§ **Stated task**
Can you transcribe every line exactly and leave the pictures behind?

§ **Dataset content**

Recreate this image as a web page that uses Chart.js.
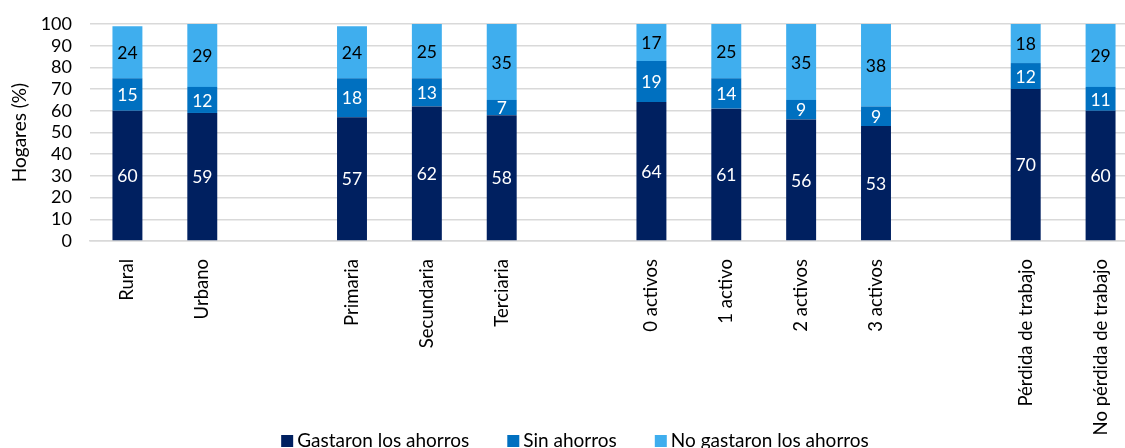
<!DOCTYPE html>
<html>
<head>
<meta charset="utf-8">
<script src="https://cdn.jsdelivr.net/npm/chart.js@4"></script>
<style>
  html, body { margin: 0; padding: 0; overflow: hidden; background: #fff; }
  #wrap { width: 1150px; height: 448px; }
</style>
</head>
<body>
<div id="wrap"><canvas id="chart"></canvas></div>
<script>
// categories ('' = empty slot between groups)
const categories = ['Rural', 'Urbano', '', 'Primaria', 'Secundaria', 'Terciaria', '',
  '0 activos', '1 activo', '2 activos', '3 activos', '', 'Pérdida de trabajo', 'No pérdida de trabajo'];

const gastaron   = [60, 59, null, 57, 62, 58, null, 64, 61, 56, 53, null, 70, 60];
const sinAhorros = [15, 12, null, 18, 13, 7, null, 19, 14, 9, 9, null, 12, 11];
const noGastaron = [24, 29, null, 24, 25, 35, null, 17, 25, 35, 38, null, 18, 29];

const yTicks = [0, 10, 20, 30, 40, 50, 60, 70, 80, 90, 100];

const FONT = 'Lato, "Liberation Sans", sans-serif';

// in-bar value labels
const valueLabels = {
  id: 'valueLabels',
  afterDatasetsDraw(chart) {
    const ctx = chart.ctx;
    ctx.save();
    ctx.font = '17.5px ' + FONT;
    ctx.textAlign = 'center';
    ctx.textBaseline = 'middle';
    chart.data.datasets.forEach((ds, i) => {
      const meta = chart.getDatasetMeta(i);
      meta.data.forEach((bar, j) => {
        const v = ds.data[j];
        if (v == null) return;
        ctx.fillStyle = ds.labelColor;
        ctx.fillText(String(v), bar.x, (bar.y + bar.base) / 2 + 1);
      });
    });
    ctx.restore();
  }
};

// legend drawn at the very bottom, overlapping the rotated-label band
const bottomLegend = {
  id: 'bottomLegend',
  afterDraw(chart) {
    const ctx = chart.ctx;
    const box = 12, gapText = 4, gapItem = 38, baseline = 447;
    ctx.save();
    ctx.font = '19px ' + FONT;
    ctx.textBaseline = 'alphabetic';
    const items = chart.data.datasets.map(ds => ({ text: ds.label, color: ds.backgroundColor, w: ctx.measureText(ds.label).width }));
    let total = 0;
    items.forEach((it, i) => { total += box + gapText + it.w + (i ? gapItem : 0); });
    let x = chart.width / 2 - total / 2;
    items.forEach(it => {
      ctx.fillStyle = it.color;
      ctx.fillRect(x, baseline - box, box, box);
      x += box + gapText;
      ctx.fillStyle = '#000';
      ctx.fillText(it.text, x, baseline);
      x += it.w + gapItem;
    });
    ctx.restore();
  }
};

new Chart(document.getElementById('chart'), {
  type: 'bar',
  data: {
    labels: categories,
    datasets: [
      { label: 'Gastaron los ahorros', data: gastaron, backgroundColor: '#002060', labelColor: '#ffffff' },
      { label: 'Sin ahorros', data: sinAhorros, backgroundColor: '#0070C0', labelColor: '#ffffff' },
      { label: 'No gastaron los ahorros', data: noGastaron, backgroundColor: '#3FAEEE', labelColor: '#000000' }
    ]
  },
  options: {
    animation: false,
    responsive: true,
    maintainAspectRatio: false,
    datasets: { bar: { categoryPercentage: 1, barPercentage: 0.4 } },
    layout: { padding: { top: 24, right: 12, bottom: 0, left: 0 } },
    plugins: {
      tooltip: { enabled: false },
      legend: { display: false }
    },
    scales: {
      x: {
        stacked: true,
        grid: { display: false },
        border: { display: true, color: '#d9d9d9', width: 1.5 },
        ticks: {
          color: '#000',
          font: { family: FONT, size: 18.5 },
          minRotation: 90,
          maxRotation: 90,
          autoSkip: false,
          padding: 10
        },
        afterFit(scale) { scale.height = 207; }
      },
      y: {
        stacked: true,
        min: 0,
        max: 100,
        afterBuildTicks(scale) { scale.ticks = yTicks.map(v => ({ value: v })); },
        grid: { color: '#d9d9d9', lineWidth: 1.5, drawTicks: false },
        border: { display: false },
        ticks: {
          color: '#000',
          font: { family: FONT, size: 18 },
          autoSkip: false,
          padding: 18
        },
        title: {
          display: true,
          text: 'Hogares (%)',
          color: '#000',
          font: { family: FONT, size: 19 },
          padding: { top: 8, bottom: 2 }
        },
        afterFit(scale) { scale.width = 90; scale.paddingTop = 0; scale.paddingBottom = 0; }
      }
    }
  },
  plugins: [valueLabels, bottomLegend]
});
</script>
</body>
</html>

§ **Exercise output**
Recreate this image as a web page that uses Chart.js.
<!DOCTYPE html>
<html>
<head>
<meta charset="utf-8">
<script src="https://cdn.jsdelivr.net/npm/chart.js@4"></script>
<style>
  html, body { margin: 0; padding: 0; overflow: hidden; background: #fff; }
  #wrap { width: 1150px; height: 448px; }
</style>
</head>
<body>
<div id="wrap"><canvas id="chart"></canvas></div>
<script>
// categories ('' = empty slot between groups)
const categories = ['Rural', 'Urbano', '', 'Primaria', 'Secundaria', 'Terciaria', '',
  '0 activos', '1 activo', '2 activos', '3 activos', '', 'Pérdida de trabajo', 'No pérdida de trabajo'];

const gastaron   = [60, 59, null, 57, 62, 58, null, 64, 61, 56, 53, null, 70, 60];
const sinAhorros = [15, 12, null, 18, 13, 7, null, 19, 14, 9, 9, null, 12, 11];
const noGastaron = [24, 29, null, 24, 25, 35, null, 17, 25, 35, 38, null, 18, 29];

const yTicks = [0, 10, 20, 30, 40, 50, 60, 70, 80, 90, 100];

const FONT = 'Lato, "Liberation Sans", sans-serif';

// in-bar value labels
const valueLabels = {
  id: 'valueLabels',
  afterDatasetsDraw(chart) {
    const ctx = chart.ctx;
    ctx.save();
    ctx.font = '17.5px ' + FONT;
    ctx.textAlign = 'center';
    ctx.textBaseline = 'middle';
    chart.data.datasets.forEach((ds, i) => {
      const meta = chart.getDatasetMeta(i);
      meta.data.forEach((bar, j) => {
        const v = ds.data[j];
        if (v == null) return;
        ctx.fillStyle = ds.labelColor;
        ctx.fillText(String(v), bar.x, (bar.y + bar.base) / 2 + 1);
      });
    });
    ctx.restore();
  }
};

// legend drawn at the very bottom, overlapping the rotated-label band
const bottomLegend = {
  id: 'bottomLegend',
  afterDraw(chart) {
    const ctx = chart.ctx;
    const box = 12, gapText = 4, gapItem = 38, baseline = 447;
    ctx.save();
    ctx.font = '19px ' + FONT;
    ctx.textBaseline = 'alphabetic';
    const items = chart.data.datasets.map(ds => ({ text: ds.label, color: ds.backgroundColor, w: ctx.measureText(ds.label).width }));
    let total = 0;
    items.forEach((it, i) => { total += box + gapText + it.w + (i ? gapItem : 0); });
    let x = chart.width / 2 - total / 2;
    items.forEach(it => {
      ctx.fillStyle = it.color;
      ctx.fillRect(x, baseline - box, box, box);
      x += box + gapText;
      ctx.fillStyle = '#000';
      ctx.fillText(it.text, x, baseline);
      x += it.w + gapItem;
    });
    ctx.restore();
  }
};

new Chart(document.getElementById('chart'), {
  type: 'bar',
  data: {
    labels: categories,
    datasets: [
      { label: 'Gastaron los ahorros', data: gastaron, backgroundColor: '#002060', labelColor: '#ffffff' },
      { label: 'Sin ahorros', data: sinAhorros, backgroundColor: '#0070C0', labelColor: '#ffffff' },
      { label: 'No gastaron los ahorros', data: noGastaron, backgroundColor: '#3FAEEE', labelColor: '#000000' }
    ]
  },
  options: {
    animation: false,
    responsive: true,
    maintainAspectRatio: false,
    datasets: { bar: { categoryPercentage: 1, barPercentage: 0.4 } },
    layout: { padding: { top: 24, right: 12, bottom: 0, left: 0 } },
    plugins: {
      tooltip: { enabled: false },
      legend: { display: false }
    },
    scales: {
      x: {
        stacked: true,
        grid: { display: false },
        border: { display: true, color: '#d9d9d9', width: 1.5 },
        ticks: {
          color: '#000',
          font: { family: FONT, size: 18.5 },
          minRotation: 90,
          maxRotation: 90,
          autoSkip: false,
          padding: 10
        },
        afterFit(scale) { scale.height = 207; }
      },
      y: {
        stacked: true,
        min: 0,
        max: 100,
        afterBuildTicks(scale) { scale.ticks = yTicks.map(v => ({ value: v })); },
        grid: { color: '#d9d9d9', lineWidth: 1.5, drawTicks: false },
        border: { display: false },
        ticks: {
          color: '#000',
          font: { family: FONT, size: 18 },
          autoSkip: false,
          padding: 18
        },
        title: {
          display: true,
          text: 'Hogares (%)',
          color: '#000',
          font: { family: FONT, size: 19 },
          padding: { top: 8, bottom: 2 }
        },
        afterFit(scale) { scale.width = 90; scale.paddingTop = 0; scale.paddingBottom = 0; }
      }
    }
  },
  plugins: [valueLabels, bottomLegend]
});
</script>
</body>
</html>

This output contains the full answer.